Count lines holding the string "matplotlib" in the data that follows. Reply with one number only.

= GIVEN INFORMATION =
---
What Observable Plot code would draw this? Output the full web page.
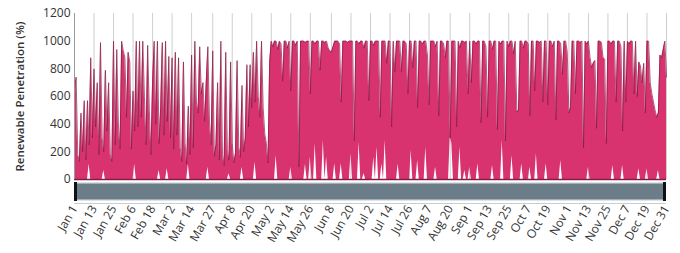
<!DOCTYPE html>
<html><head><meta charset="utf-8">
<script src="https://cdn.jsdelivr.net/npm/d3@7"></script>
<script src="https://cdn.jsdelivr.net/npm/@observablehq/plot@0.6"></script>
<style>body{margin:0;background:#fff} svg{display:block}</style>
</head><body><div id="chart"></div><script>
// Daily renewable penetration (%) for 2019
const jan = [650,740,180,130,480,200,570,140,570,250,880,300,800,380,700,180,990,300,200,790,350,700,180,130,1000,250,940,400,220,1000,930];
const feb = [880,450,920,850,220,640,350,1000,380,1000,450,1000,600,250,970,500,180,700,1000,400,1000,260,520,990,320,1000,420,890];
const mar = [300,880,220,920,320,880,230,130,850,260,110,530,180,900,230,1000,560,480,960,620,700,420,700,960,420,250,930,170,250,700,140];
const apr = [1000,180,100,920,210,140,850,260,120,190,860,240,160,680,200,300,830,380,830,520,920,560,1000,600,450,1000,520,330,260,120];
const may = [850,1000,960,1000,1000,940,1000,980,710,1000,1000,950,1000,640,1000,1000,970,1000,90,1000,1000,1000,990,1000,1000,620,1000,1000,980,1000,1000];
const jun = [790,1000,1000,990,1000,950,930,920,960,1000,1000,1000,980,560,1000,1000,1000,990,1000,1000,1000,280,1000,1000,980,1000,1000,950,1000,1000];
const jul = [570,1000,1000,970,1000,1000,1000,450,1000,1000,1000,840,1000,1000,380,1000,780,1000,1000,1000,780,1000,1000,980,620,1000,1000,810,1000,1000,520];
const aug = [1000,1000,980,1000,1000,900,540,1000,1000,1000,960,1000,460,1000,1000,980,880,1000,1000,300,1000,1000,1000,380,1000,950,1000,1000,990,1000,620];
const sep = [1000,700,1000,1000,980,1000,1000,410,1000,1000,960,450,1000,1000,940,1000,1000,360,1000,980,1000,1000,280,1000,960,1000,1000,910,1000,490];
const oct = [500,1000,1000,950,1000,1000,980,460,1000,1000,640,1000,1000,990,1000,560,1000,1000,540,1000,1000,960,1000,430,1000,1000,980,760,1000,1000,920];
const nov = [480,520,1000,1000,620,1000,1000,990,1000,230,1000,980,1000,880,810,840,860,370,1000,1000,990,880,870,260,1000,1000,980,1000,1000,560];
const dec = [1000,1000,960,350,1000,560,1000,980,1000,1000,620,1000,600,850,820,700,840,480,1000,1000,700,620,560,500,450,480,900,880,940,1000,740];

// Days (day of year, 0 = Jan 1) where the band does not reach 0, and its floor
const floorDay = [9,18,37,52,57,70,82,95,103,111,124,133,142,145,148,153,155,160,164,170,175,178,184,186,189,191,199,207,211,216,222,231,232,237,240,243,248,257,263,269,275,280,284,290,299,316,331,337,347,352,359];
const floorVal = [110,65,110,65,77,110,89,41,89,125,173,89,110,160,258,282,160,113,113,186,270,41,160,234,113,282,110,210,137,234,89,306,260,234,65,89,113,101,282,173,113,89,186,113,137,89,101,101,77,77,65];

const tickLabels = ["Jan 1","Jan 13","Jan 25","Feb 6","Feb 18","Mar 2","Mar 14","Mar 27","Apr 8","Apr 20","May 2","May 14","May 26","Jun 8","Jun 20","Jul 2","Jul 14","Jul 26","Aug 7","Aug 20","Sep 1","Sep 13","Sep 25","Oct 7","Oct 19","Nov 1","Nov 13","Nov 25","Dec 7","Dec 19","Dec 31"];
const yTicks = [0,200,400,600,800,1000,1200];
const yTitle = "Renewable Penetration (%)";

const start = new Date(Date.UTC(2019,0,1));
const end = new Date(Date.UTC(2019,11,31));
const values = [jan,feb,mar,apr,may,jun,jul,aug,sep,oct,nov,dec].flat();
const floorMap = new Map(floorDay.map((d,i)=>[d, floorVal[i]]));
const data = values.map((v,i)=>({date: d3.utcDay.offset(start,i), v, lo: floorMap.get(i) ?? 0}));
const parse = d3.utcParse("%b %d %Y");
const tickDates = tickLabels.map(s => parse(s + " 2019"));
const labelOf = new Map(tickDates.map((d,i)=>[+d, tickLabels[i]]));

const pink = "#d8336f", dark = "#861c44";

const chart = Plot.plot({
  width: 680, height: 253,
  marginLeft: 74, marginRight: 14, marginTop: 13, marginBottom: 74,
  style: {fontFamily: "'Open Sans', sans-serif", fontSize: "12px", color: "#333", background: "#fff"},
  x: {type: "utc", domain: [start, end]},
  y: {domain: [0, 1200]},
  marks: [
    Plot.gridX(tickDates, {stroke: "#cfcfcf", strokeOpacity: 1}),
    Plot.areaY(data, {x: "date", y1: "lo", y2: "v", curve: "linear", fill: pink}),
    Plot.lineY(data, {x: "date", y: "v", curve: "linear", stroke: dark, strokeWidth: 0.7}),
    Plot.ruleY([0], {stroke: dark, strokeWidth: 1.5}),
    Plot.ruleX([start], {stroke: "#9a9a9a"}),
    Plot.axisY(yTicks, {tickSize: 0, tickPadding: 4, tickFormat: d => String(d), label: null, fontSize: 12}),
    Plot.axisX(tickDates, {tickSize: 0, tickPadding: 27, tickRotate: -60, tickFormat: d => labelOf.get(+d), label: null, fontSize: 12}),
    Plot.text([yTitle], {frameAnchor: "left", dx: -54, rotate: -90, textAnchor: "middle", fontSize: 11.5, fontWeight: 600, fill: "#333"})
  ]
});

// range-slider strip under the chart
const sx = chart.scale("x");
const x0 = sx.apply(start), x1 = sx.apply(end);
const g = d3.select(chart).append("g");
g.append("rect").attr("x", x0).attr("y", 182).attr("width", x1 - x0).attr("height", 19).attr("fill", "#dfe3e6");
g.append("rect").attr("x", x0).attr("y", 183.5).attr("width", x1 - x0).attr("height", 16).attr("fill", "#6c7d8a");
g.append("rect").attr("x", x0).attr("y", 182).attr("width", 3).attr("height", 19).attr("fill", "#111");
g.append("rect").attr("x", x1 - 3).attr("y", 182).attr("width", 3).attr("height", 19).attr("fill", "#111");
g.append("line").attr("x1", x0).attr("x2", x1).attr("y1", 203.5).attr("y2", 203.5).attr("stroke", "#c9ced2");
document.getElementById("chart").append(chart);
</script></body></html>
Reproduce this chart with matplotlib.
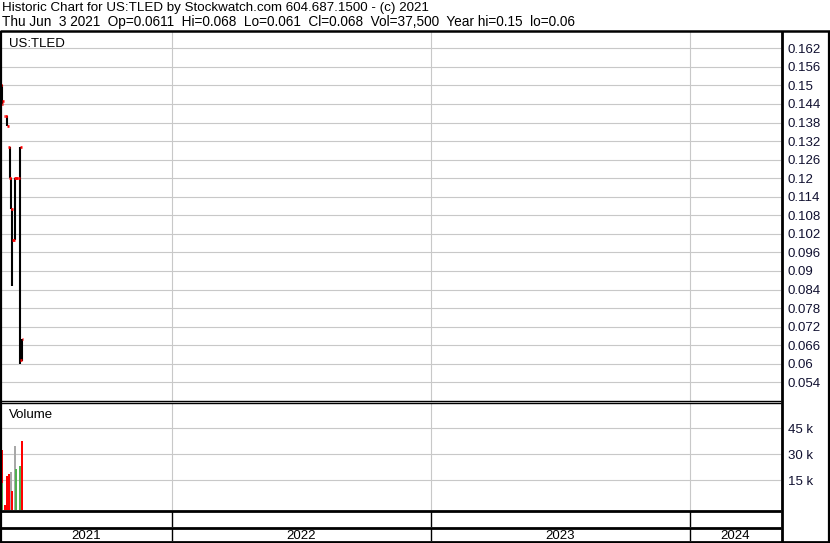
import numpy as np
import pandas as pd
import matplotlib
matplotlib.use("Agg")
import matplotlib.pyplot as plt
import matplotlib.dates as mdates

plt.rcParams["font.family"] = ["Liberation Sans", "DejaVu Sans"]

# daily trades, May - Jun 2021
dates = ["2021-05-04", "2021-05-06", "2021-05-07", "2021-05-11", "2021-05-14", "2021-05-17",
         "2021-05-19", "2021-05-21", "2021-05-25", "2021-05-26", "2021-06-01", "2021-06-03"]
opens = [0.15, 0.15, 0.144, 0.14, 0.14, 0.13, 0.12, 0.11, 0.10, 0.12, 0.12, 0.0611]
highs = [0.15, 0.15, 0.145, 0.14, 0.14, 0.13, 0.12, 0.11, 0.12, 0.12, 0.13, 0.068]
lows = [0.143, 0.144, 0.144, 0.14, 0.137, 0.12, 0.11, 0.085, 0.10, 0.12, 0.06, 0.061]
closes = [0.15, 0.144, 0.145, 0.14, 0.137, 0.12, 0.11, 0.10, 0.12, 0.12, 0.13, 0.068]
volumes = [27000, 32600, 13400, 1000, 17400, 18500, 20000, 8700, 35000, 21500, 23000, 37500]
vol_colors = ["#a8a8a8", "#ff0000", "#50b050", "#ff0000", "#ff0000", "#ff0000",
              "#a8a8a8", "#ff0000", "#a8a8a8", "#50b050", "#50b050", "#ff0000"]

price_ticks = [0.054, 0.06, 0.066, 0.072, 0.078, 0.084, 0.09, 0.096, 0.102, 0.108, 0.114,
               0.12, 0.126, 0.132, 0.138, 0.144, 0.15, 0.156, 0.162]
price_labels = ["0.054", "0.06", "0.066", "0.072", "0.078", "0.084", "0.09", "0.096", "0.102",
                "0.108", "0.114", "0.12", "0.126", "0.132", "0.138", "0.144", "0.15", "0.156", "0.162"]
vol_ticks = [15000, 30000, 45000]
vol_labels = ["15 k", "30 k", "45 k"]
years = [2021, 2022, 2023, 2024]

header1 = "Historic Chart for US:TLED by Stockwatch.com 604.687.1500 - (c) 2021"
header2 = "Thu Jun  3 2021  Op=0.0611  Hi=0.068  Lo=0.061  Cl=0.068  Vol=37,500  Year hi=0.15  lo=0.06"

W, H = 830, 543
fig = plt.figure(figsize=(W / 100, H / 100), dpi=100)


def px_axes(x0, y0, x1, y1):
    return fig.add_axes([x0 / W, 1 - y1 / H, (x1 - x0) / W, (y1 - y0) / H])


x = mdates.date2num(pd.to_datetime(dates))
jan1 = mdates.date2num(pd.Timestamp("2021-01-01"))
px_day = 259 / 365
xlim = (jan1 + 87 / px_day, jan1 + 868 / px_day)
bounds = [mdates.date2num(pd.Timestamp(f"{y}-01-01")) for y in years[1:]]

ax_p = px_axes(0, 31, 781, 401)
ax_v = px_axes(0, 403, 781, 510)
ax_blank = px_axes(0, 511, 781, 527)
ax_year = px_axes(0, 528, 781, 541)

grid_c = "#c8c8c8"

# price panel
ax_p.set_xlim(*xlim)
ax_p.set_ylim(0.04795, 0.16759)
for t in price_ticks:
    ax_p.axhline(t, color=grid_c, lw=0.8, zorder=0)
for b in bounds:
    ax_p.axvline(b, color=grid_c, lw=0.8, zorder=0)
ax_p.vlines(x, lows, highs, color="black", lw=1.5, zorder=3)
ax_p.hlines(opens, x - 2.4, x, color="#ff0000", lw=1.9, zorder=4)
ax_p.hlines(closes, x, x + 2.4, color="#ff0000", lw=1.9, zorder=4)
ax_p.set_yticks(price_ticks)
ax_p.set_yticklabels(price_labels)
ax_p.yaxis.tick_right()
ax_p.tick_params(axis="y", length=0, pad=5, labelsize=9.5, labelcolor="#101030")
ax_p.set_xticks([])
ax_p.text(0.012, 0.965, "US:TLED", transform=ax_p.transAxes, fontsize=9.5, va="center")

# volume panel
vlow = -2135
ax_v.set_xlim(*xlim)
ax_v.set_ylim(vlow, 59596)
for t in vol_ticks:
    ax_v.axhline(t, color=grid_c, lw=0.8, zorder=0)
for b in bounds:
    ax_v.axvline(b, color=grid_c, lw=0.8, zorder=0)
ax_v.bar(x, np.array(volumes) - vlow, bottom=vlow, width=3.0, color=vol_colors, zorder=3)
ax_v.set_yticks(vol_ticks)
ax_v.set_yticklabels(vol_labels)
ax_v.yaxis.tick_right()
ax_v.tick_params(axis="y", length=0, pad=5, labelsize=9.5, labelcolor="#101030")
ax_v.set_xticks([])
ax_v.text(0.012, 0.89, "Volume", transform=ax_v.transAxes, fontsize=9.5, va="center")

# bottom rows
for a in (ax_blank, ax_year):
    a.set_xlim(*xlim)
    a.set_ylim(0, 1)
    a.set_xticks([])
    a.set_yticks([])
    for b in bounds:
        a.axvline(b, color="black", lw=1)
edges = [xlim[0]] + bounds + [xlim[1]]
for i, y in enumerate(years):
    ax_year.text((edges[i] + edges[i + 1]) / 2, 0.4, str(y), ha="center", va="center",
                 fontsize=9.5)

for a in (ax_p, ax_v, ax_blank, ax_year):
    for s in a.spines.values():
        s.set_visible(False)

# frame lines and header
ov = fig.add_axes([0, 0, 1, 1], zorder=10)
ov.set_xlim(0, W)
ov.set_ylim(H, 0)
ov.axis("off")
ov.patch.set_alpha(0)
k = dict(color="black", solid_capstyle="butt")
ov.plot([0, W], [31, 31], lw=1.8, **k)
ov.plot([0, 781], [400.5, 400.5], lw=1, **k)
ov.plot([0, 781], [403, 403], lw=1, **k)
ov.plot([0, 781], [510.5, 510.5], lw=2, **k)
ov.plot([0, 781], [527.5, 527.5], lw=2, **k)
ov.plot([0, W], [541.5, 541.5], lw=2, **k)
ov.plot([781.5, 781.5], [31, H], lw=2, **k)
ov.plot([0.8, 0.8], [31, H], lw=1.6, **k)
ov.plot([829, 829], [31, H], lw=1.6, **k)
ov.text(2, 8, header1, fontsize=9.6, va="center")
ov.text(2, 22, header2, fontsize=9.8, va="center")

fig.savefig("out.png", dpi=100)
---
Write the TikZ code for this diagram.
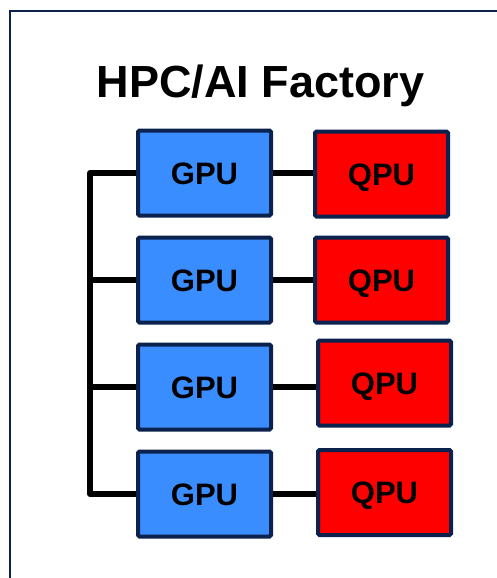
---
= COMPLETED EXERCISE =
5